I am going to examine what we mean by fear, but please do not merely listen to the words. You know what you are afraid of, do you not? You are afraid of losing your job, of your wife becoming ill, or you love someone and that person does not love you, or you fear death. If you are at all alert you can see for yourself what you are afraid of. Please watch your own fear as I describe it. Now what do we mean by fear? Let us take death for an example. What does fear of death mean? It means I am afraid of the future, I am afraid of what might be, I am afraid of coming to an end. That fear exists in time. The thought of tomorrow and of me not being something in the tomorrow, the future, brings fear. That is, thought creates fear by thinking of tomorrow. Is that not so? I am a dishonest man and I cover it up because I do not want you to discover it, and I am afraid you might. I am afraid that you might see through me some time ­ which is again in the future. Fear is of time. Whereas, if I can say: `Yes, I am dishonest and I do not mind your discovering it now', ­ then I abolish time, and there is no more fear. There is only the fact. When I know the fact there is no fear. But in being confused about the fact, and in trying to change the fact into what I think it should be, according to my fancy, fear begins. If I know I am a liar, a greedy man, there is no fear. It is so. But if I try to cover up a lie and try to be something else, then fear begins. Therefore the desire to change without understanding the actual fact, without looking fully at the fact but merely wishing it to be something else, that is the beginning of fear ­ in which is involved time and the desire to achieve. So you have fear which causes confusion. Unless you eradicate fear you cannot be free of confusion. Understanding fear implies understanding the process of the mind, the self, and how it creates the thing called time. Which means that thought creates time. I am not talking of chronological time in the sense of the train going at 9.30. I am talking of the process of fear, of the self that creates time in order to be something in the future, and in that process there is frustration and sorrow. And in order to escape from that sorrow you invent all sorts of nonsense, myths, and live in a state of illusion and fear.

So we come to the point, which is: Can the mind look at the fact without the desire to change the fact? I am greedy, I am envious ­ envy is a part of greed, is it not? Can I look at the fact that I am envious? Please, Sirs, look at it. Do not merely listen to me, but look at the fact, if you can. Then you will see how extraordinarily difficult it is to look at anything, to know that you are violent, to know it in the sense that you see that you are violent. When you do not compare, condemn or justify yourself with regard to it, is there not understanding of the fact and therefore a fundamental change in the fact itself? That is, I am violent. Can I look at it without any sense of avoidance, can I attend to it? I have explained before what I mean by attention. Attention is not of time, it is not saying `I must attend', or `I will cultivate it', which requires time.

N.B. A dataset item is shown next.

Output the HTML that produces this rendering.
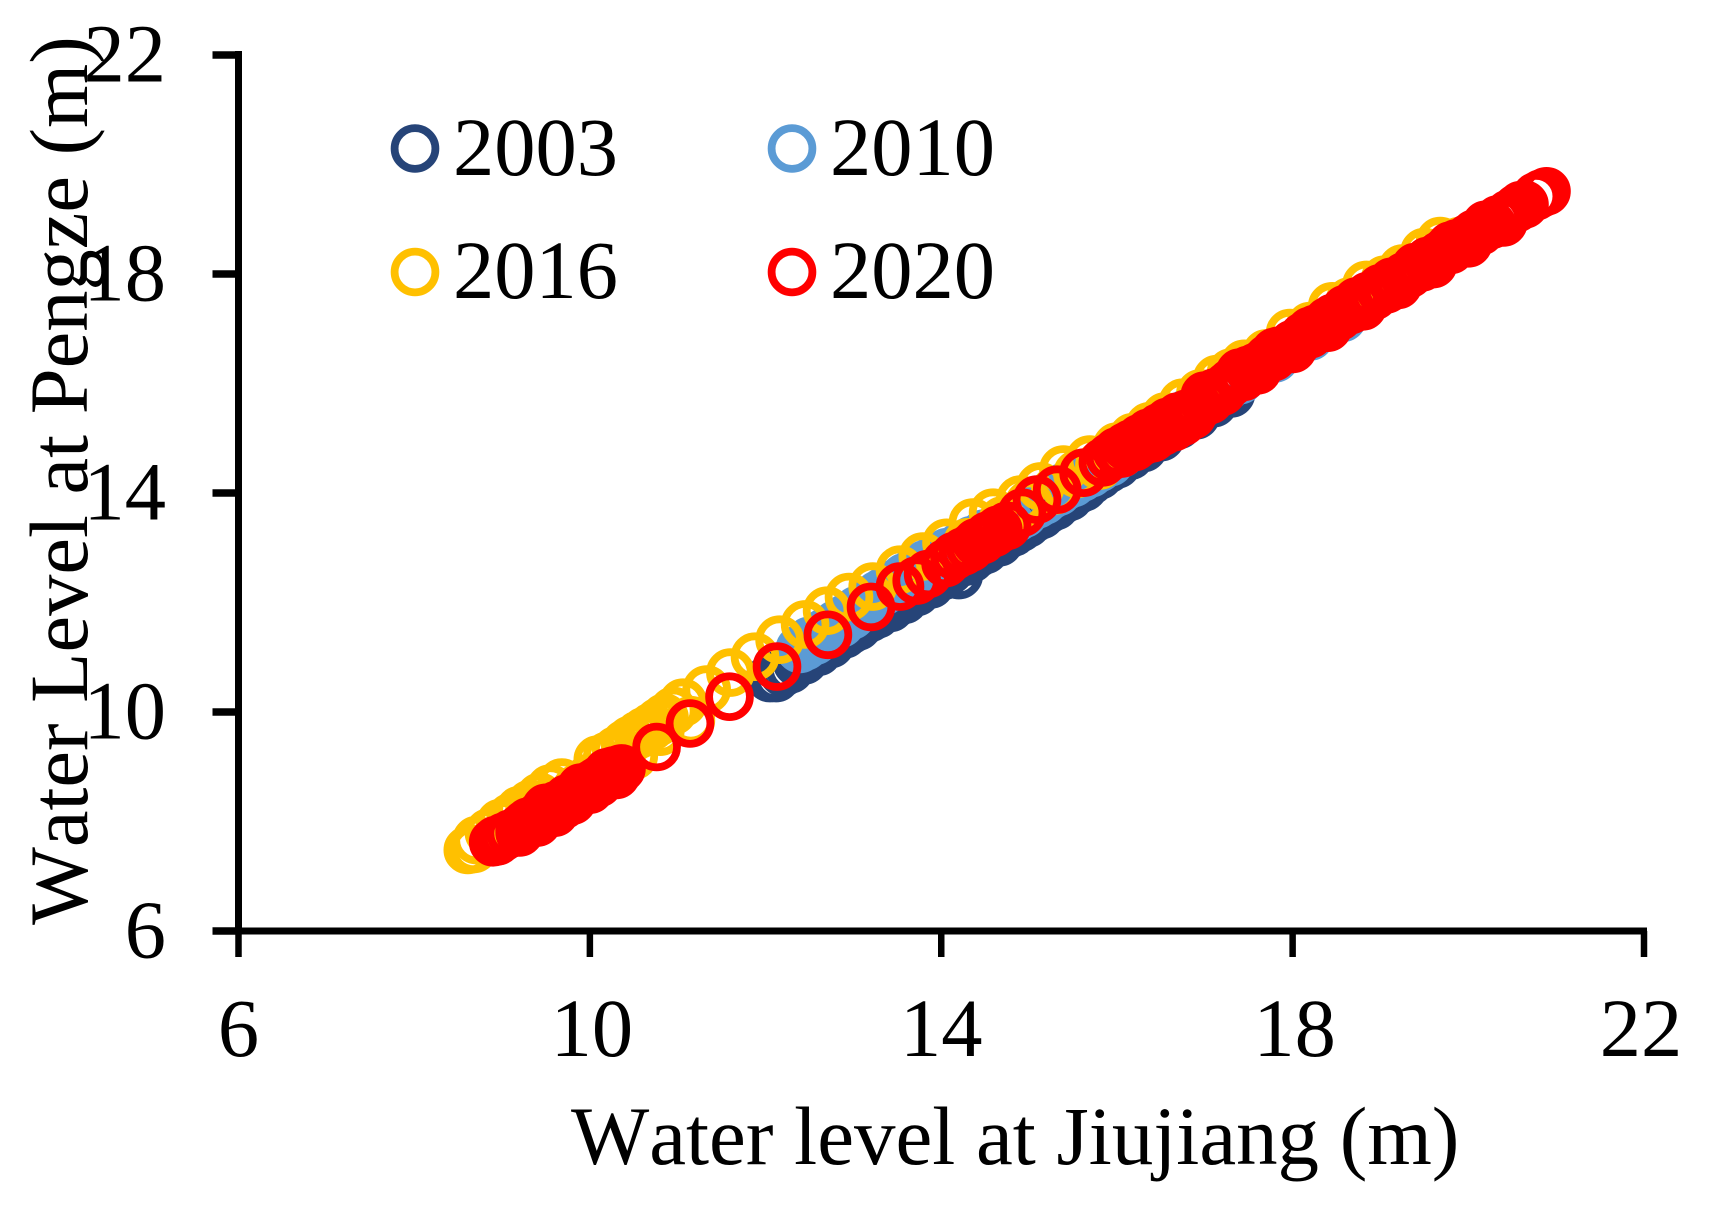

But the mind that says, `I must see this thing', acts, looks. When you are really interested in something, when your whole life depends on it, you give complete attention.

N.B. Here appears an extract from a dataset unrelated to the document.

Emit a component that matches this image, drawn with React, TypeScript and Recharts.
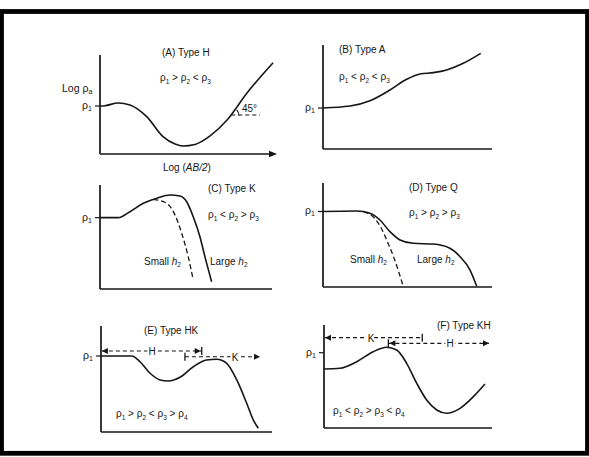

So the mind that is capable of freeing itself from its conditioning is really freeing itself from the known, is it not? The mind is put together by the known, in which there is suffering, pleasure and the desire for fulfillment. The mind is all that; it is the result of time. The mind works within the field of the known. These are obvious psychological facts. Thought can only function in the field of the known because thought is the result of the known, the reaction of the past, of experiences which have been stored up. The mind is the bank of memory, of associations, and from that there comes the response. The response is thinking.

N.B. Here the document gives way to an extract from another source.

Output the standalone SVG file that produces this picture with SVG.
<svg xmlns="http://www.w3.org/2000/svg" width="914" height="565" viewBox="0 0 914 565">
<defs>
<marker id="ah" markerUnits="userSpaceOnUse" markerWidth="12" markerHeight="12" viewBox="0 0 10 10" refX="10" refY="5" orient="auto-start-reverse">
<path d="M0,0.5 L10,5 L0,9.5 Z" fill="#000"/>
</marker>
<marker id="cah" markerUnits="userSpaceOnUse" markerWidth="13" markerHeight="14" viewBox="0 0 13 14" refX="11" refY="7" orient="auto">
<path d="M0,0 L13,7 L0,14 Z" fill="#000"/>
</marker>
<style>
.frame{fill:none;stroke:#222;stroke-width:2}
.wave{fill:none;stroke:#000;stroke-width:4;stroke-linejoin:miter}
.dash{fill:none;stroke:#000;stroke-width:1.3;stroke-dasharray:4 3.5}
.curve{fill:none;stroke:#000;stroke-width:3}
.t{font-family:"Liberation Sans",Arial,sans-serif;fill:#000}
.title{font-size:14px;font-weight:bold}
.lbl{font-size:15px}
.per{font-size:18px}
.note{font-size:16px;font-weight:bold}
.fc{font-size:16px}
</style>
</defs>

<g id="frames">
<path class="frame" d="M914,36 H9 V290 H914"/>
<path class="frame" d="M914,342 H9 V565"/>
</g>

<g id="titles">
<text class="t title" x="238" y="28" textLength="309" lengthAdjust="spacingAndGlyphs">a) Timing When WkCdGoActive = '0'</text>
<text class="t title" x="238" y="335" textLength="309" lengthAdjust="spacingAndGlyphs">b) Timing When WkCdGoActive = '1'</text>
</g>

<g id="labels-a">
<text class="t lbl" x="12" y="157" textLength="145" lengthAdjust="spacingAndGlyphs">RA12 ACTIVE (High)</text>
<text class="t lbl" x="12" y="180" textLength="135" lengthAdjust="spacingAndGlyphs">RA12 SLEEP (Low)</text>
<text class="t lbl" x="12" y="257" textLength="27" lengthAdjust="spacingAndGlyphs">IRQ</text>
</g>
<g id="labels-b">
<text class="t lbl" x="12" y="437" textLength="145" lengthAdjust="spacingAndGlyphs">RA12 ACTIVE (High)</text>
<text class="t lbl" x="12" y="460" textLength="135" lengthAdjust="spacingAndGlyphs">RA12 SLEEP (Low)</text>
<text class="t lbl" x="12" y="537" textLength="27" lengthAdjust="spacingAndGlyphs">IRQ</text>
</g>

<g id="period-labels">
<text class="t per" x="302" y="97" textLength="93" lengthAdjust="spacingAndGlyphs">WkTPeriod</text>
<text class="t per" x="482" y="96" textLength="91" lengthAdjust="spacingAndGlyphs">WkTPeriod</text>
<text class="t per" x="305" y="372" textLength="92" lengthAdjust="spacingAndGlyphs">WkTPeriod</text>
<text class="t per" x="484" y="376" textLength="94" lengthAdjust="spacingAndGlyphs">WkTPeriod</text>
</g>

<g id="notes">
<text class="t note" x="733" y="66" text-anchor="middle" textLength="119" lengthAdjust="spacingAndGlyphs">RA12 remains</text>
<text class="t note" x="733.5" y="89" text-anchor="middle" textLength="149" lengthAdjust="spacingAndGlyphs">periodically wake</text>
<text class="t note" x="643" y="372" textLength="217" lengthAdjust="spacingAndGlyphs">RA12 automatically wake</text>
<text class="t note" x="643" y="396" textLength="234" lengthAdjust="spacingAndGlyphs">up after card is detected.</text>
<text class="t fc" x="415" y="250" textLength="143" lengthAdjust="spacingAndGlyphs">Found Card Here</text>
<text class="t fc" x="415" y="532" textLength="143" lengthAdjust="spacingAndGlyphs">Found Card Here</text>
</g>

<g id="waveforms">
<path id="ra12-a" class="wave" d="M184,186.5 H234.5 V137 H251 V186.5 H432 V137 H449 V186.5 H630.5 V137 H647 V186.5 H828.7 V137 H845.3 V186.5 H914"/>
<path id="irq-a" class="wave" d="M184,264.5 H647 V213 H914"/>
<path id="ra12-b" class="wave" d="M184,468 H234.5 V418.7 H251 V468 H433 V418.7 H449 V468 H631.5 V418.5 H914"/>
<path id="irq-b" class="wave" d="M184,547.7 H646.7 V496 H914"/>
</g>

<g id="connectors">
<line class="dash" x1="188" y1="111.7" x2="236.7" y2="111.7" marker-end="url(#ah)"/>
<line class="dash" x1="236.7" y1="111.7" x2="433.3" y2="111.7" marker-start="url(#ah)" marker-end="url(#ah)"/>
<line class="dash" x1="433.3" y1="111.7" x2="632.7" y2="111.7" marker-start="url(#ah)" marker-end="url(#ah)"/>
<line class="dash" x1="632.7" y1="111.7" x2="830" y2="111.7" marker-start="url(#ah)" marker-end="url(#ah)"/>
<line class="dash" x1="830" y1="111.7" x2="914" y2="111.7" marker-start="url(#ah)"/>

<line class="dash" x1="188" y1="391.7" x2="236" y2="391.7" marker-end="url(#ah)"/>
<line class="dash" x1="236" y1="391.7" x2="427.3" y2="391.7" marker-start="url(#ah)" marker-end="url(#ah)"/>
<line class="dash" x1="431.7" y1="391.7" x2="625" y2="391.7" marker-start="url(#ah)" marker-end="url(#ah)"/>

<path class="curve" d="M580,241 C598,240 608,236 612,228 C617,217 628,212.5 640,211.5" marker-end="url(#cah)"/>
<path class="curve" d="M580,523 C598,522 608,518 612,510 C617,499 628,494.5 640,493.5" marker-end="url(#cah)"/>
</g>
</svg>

So thinking is within the field of the known, and within that field and from that field it tries to find out what the Unknown is. That is impossible. I sit here and wish to know what is beyond that hill. Someone sees it and describes it and I sit here and read books about it and say it is Buddha, Shankara, Christ, and begin to speculate. So all knowledge is within the field of the known and from that center you try to move into the Unknown. You cannot. You cannot invite the Unknown, the Immeasurable, that which is Inconceivable, into the known. That is why the mind must free itself from the known, the known being all the memories, the experiences, the pains, sorrows, desires and the will ­ all the psychological accumulations. Then you will see that freedom from your conditioning is not a matter of time. Conditioning is to be broken through immediately. Understanding is in the present only, in the immediate. And there is no understanding because you are not giving your full attention. Do not say, `How am I to give full attention?', for then you are barking up the wrong tree. Then you will seek a system which will cripple the mind further. No system is going to free the mind, but what will free the mind from its own knowledge is the understanding of the immediate reaction to a challenge. If I ask you, `Do you believe in God?', your response is immediate. Go into that response. Find out why you answer that way. If you go into that one response you will uncover the whole thing. If you would understand what is, that which is Immeasurable, it is essential that the mind be free from the known ­ the known of Shankara, Buddha, Christ, the known of every book, every thought, every experience. The mind must be empty, but not vague, blank, mesmerized into vacancy. The mind must be purgated of all the past, not only of its sorrows but also of its pleasures, and that means enormously hard work ­ much harder than the practice of any discipline in the world. Because it requires attention from moment to moment so that the mind does not accumulate. You see a beautiful sunset and there is a tremendous feeling of loveliness, and the mind holds on to that experience as an accumulation. And if you are not attentive you have given soil for that experience to take root and abide. Therefore it becomes of the known. Unless there is full attention every experience engenders the soil in which it can abide.

This attention you will not get through any practice, through any meditation. It is there, if you are interested, if you have eyes to see, if you say, `I must find out'. Then you will see that such a mind is the Unknown. All this I have been talking about is not a theory, it is not something for you to learn and repeat. It is something for you to go into. It is a field in which you have to work, you cannot learn from me. There is no teacher, no guru for this. You have to see, you have to suffer, you have to travel the unknown sea by yourself, in yourself, and that requires enormous work, it demands attention, and where there is attention there is love.